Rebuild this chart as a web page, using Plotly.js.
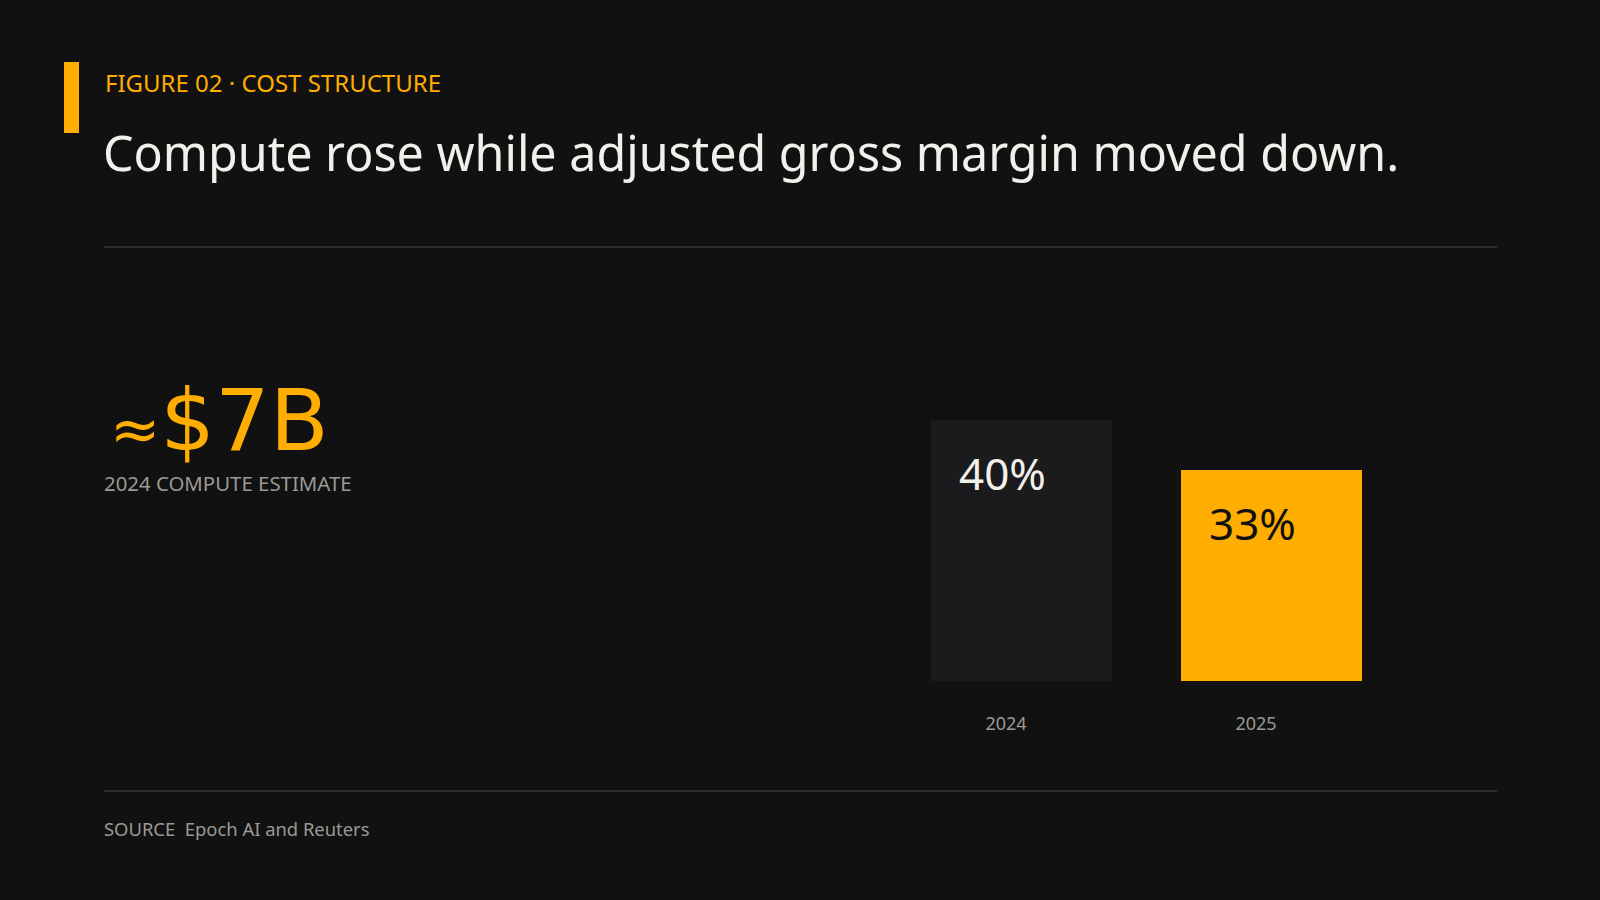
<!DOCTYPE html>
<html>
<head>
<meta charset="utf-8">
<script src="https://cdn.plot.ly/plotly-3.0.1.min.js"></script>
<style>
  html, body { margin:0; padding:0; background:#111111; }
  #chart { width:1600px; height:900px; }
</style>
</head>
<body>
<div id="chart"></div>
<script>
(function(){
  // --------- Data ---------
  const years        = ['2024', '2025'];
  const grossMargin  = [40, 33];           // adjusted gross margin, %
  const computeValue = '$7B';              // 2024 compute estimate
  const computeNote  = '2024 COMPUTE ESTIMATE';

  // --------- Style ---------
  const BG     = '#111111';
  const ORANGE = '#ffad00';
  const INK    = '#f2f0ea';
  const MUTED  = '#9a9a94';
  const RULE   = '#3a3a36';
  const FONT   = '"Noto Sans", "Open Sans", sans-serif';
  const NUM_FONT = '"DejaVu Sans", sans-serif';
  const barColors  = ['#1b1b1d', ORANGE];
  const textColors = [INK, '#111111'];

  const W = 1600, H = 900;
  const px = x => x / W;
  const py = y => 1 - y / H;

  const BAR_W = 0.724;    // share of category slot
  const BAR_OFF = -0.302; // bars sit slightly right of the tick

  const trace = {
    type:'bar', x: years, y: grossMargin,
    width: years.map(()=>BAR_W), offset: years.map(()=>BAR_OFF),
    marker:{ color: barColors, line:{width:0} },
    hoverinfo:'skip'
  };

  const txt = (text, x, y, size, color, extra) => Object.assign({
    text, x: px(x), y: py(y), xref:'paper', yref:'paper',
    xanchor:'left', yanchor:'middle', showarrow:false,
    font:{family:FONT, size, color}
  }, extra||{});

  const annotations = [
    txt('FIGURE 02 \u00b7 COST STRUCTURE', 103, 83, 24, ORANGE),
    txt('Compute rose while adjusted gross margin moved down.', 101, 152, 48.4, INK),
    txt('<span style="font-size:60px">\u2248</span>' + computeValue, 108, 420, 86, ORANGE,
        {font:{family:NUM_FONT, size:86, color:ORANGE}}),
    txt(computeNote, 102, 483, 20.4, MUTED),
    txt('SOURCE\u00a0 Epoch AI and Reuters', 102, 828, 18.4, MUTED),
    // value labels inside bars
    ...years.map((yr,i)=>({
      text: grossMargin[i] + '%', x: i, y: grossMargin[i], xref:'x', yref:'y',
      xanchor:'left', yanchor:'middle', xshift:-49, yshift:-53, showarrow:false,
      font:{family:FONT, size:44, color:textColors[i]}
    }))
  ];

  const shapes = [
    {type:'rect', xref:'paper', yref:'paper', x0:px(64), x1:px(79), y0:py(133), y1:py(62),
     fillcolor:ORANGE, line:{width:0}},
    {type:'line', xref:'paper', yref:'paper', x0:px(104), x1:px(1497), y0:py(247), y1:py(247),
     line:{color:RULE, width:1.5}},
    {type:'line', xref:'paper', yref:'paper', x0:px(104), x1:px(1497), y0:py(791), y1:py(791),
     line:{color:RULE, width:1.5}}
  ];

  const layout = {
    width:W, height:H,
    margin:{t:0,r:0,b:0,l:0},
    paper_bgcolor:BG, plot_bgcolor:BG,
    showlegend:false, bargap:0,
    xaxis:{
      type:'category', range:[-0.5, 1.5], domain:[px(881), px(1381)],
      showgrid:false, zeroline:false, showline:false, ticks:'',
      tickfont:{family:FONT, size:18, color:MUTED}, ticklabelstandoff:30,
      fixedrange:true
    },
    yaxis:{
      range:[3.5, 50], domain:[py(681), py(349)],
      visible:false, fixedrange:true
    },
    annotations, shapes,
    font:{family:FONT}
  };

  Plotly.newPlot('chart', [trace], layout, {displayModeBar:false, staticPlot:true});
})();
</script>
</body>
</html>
....
Gather each line of the listing containing the word "chart" and show it.

_SOLVED PROBLEM_
Rebuild this chart as a web page, using Plotly.js.
  #chart { width:1600px; height:900px; }
<div id="chart"></div>
  Plotly.newPlot('chart', [trace], layout, {displayModeBar:false, staticPlot:true});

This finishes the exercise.